Online Learning in Control Theory
Akbari Varnousfaderani, Mohammad
Online Learning , Optimal Control , Linear Quadratic Gaussian , Regret Minimization
In this thesis, we study two classes of problems in optimal control theory involving unknown parameters, with focus on Linear-Quadratic-Gaussian systems. In the first problem, the control system is known and linear, and a sequence of quadratic cost functions is revealed to the controller in hindsight. The controller aims to achieve a sublinear regret, similar to the online optimization setting. A modified online Riccati algorithm is introduced that under some uniform boundedness assumptions results in a logarithmic regret bound.

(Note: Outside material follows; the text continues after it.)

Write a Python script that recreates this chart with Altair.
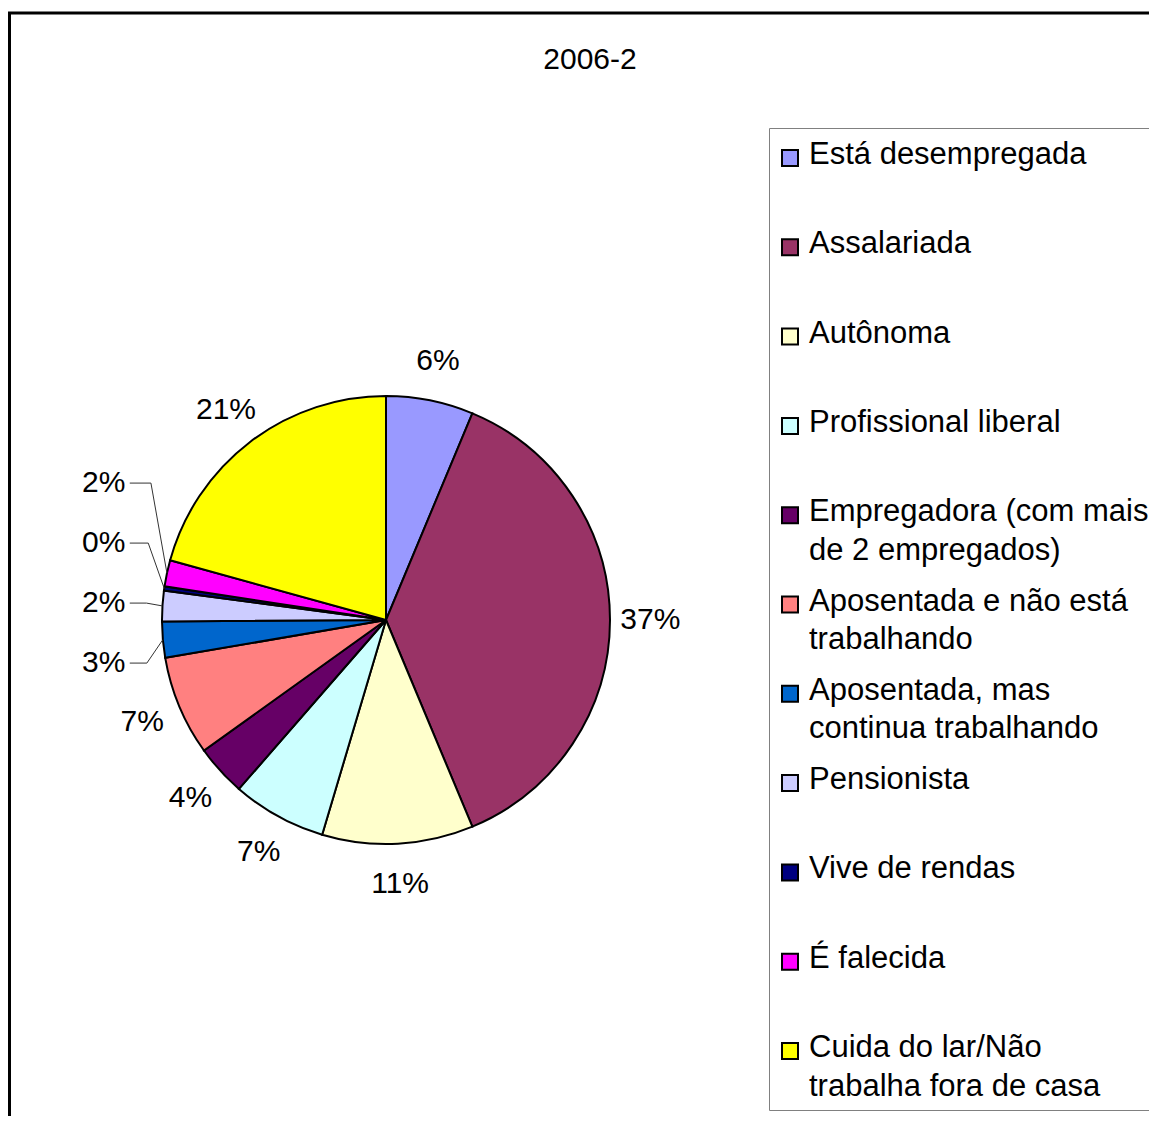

In particular, the logarithmic regret for the scalar case is achieved without any extra condition, while in the vector case we impose a uniform boundedness assumption. In addition to having a better regret bound, the proposed algorithm has reduced complexity compared to the ones in the literature which mainly rely on solving semi-definite programs in each time step. In the second problem, the true system transition parameters (matrices A and B) are unknown, and the objective is to design and analyze algorithms that generate control policies with sublinear regret. Recent studies show that when the system parameters are fully unknown, for any algorithm that only uses data from the past system trajectory there exists a choice of the unknown parameters such that the algorithm at best achieves a square-root regret bound, providing a hard fundamental limit on the achievable regret in general. However, it is known that (poly)-logarithmic regret is achievable when only matrix A, or only matrix B is unknown. We prove a result, showing that (poly)-logarithmic regret is achievable when both of these matrices are unknown, but a hint about one of them is given to the learner periodically. This result is the first attempt to achieve poly-logarithmic regret for the case that both A and B are unknown under milder assumptions.